Ainda com relação aos carros, sensoriamento remoto será, para Paul Kostek, um elemento-chave no desenvolvimento de veículos sem motorista. A isso, serão incorporadas tecnologias dos atuais carros robóticos espaciais, para permitir uma operação segura. “Nós já estamos vendo algumas dessas implementações em carros que estacionam sozinhos, em sistemas de detecção de pista que mantêm a frenagem de carros sem deixá-los à deriva, em distâncias seguras de um veículo ou de um pedestre etc. Podemos esperar que novas interfaces de smartphones, tablets ou PCs serão usadas para controlar carros, casas e espaços de trabalho. Apenas com um dispositivo será possível fazer tudo. A única dificuldade será ter sempre o aparelho carregado”, complementa.
ENTREVISTA
. Geraldo Adabo
. Professor no Instituto Tecnológico de Aeronáutica (ITA)
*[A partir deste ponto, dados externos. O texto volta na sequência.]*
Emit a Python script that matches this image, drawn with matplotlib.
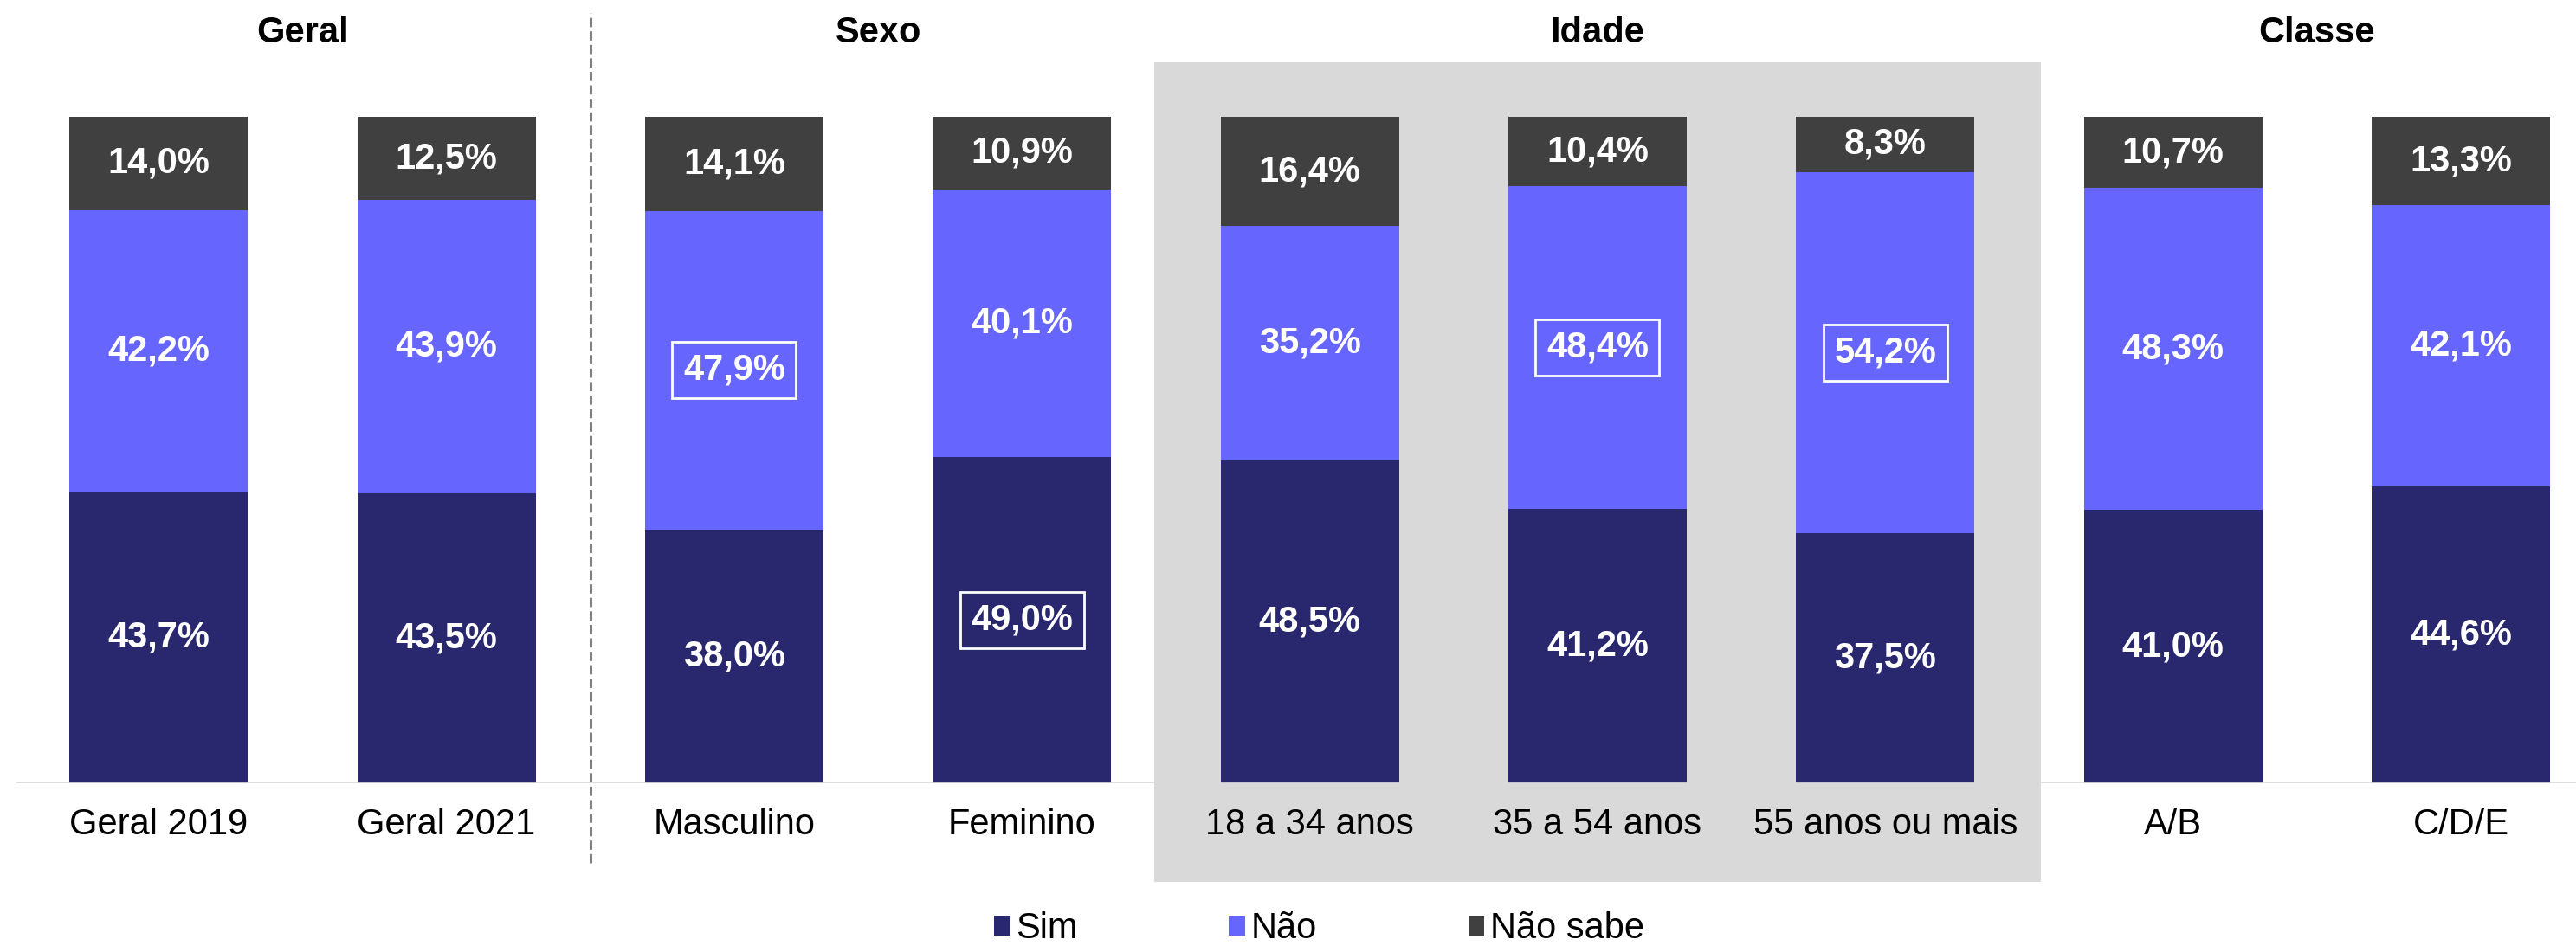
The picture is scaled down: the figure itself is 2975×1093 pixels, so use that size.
import matplotlib
matplotlib.use("Agg")
import matplotlib.pyplot as plt
from matplotlib.patches import Rectangle, Patch
import numpy as np

plt.rcParams['font.family'] = ['Liberation Sans', 'DejaVu Sans']

categories = ["Geral 2019", "Geral 2021", "Masculino", "Feminino",
              "18 a 34 anos", "35 a 54 anos", "55 anos ou mais", "A/B", "C/D/E"]
sim = [43.7, 43.5, 38.0, 49.0, 48.5, 41.2, 37.5, 41.0, 44.6]
nao = [42.2, 43.9, 47.9, 40.1, 35.2, 48.4, 54.2, 48.3, 42.1]
nao_sabe = [14.0, 12.5, 14.1, 10.9, 16.4, 10.4, 8.3, 10.7, 13.3]
series_names = ["Sim", "Não", "Não sabe"]
colors = ["#29286F", "#6666FF", "#404040"]
groups = [("Geral", [0, 1]), ("Sexo", [2, 3]), ("Idade", [4, 5, 6]), ("Classe", [7, 8])]
highlight = {(1, 2), (0, 3), (1, 5), (1, 6)}  # (series index, category index)

def fmt(v):
    return f"{v:.1f}%".replace(".", ",")

fig = plt.figure(figsize=(29.75, 10.93), dpi=100)
ax = fig.add_axes([0.0064, 0.172, 0.9936, 0.7045])

x = np.arange(len(categories))
data = np.array([sim, nao, nao_sabe])
totals = data.sum(axis=0)
frac = data / totals

bottom = np.zeros(len(categories))
for s in range(3):
    ax.bar(x, frac[s], width=0.62, bottom=bottom, color=colors[s], zorder=3)
    for i in range(len(categories)):
        yc = bottom[i] + frac[s][i] / 2
        kw = {}
        if (s, i) in highlight:
            kw['bbox'] = dict(boxstyle='square,pad=0.3', fc='none', ec='white', lw=2)
        ax.text(x[i], yc, fmt(data[s][i]), ha='center', va='center', color='white',
                fontsize=30, fontweight='bold', zorder=5, **kw)
    bottom += frac[s]

ax.set_xlim(-0.494, 8.40)
ax.set_ylim(0, 1)
ax.axhline(0, color='#D9D9D9', lw=2, zorder=4)

# group titles and gray highlight band for "Idade"
for name, idx in groups:
    cx = np.mean(x[idx])
    ax.text(cx, 1.126, name, ha='center', va='center', fontsize=30,
            fontweight='bold', color='black', clip_on=False)
    if name == "Idade":
        half = len(idx) / 2 + 0.04
        ax.add_patch(Rectangle((cx - half, -0.148), 2 * half, 1.23,
                               facecolor='#D9D9D9', edgecolor='none',
                               zorder=0, clip_on=False))

# dashed separator after "Geral"
sep = (x[groups[0][1][-1]] + x[groups[1][1][0]]) / 2
ax.plot([sep, sep], [-0.119, 1.156], color='#808080', lw=2.2,
        linestyle=(0, (3.5, 1.6)), clip_on=False, zorder=2)

ax.set_xticks(x)
ax.set_xticklabels(categories, fontsize=30)
ax.tick_params(axis='x', length=0, pad=20)
ax.set_yticks([])
for sp in ax.spines.values():
    sp.set_visible(False)
ax.patch.set_alpha(0)

handles = [Patch(facecolor=c, edgecolor='none') for c in colors]
fig.legend(handles, series_names, ncol=3, loc='center', bbox_to_anchor=(0.512, 0.018),
           frameon=False, fontsize=30, handlelength=0.45, handleheight=0.45,
           handletextpad=0.15, columnspacing=4.2)

fig.savefig("out.png", dpi=100)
“Essa tecnologia tem muitas vantagens”
O professor e engenheiro elétrico Geraldo Adabo, com mestrado em engenharia e tecnologias espaciais pelo Instituto Nacional de Pesquisas Espaciais (Inpe), foi o responsável pelo subsistema de alimentação do primeiro satélite brasileiro. Especializado nas áreas de engenharia elétrica e eletrônica, com ênfase em circuitos eletrônicos, trabalha principalmente temas relacionados a eletrônica de potência, sistemas de energia para satélites, sistemas elétricos de aeronaves, veículos aéreos não tripulados, circuitos de comunicação, transponder para satélites, circuitos e sistemas de rádiofrequência (RF) e fotônica (campo da ciência que estuda a aplicação de luz em diferentes níveis).
A energia sem fio vai mesmo ajudar os equipamentos a se tornarem dispositivos melhores?
As necessidades de alimentação elétrica têm se tornado uma limitação para os equipamentos disponíveis ao consumidor. Um bom exemplo dessa realidade são os smartphones, que contam com inúmeros recursos para o usuário, porém as baterias apresentam autonomia muito limitada, dentro dos requisitos de baixos peso e volume. Isso, mesmo para as tecnologias mais modernas de bateria.
A integração entre tecnologia e produtos de casa pode ser considerada uma tendência?
Há uma tendência de padronização de sistema de recarga de bateria sem fio, ultilizando-se do princípio conhecido como Lei de Faraday, que descreve a indução eletromagnética. Dessa forma, é possível utilizar o mesmo princípio de transmissão de energia dos transformadores convencionais dentro do contexto da recarga de baterias. Nesse aspecto, tanto o recarregador quanto o equipamento do usuário devem contar com os dispositivos eletromagnéticos, além dos controles de carga e posicionamento para agilização do processo.
A energia sem fio apresenta a mesma eficiência da tradicional, e onde ela pode ser aplicada com mais benefícios?
As tecnologias de recarga sem fio sofrem críticas quanto à eficiência em relação aos processos tradicionais, em função da eficiência de conversão inerente ao processo. O impacto desse aumento de consumo energético vai na contramão da tendência atual de redução do consumo mundial. Esse é um tema polêmico. Fora dessa polêmica estão as aplicações específicas, onde essa tecnologia pode ser aplicada com muitas vantagens. Exemplos: equipamentos perigosos para a manipulação do homem, onde a recarga pode ser controlada a distância, com recursos de robótica, ou ainda em situações onde o contato elétrico e a possibilidade de ocorrência de arcos voltaicos apresentem risco à segurança dos operadores.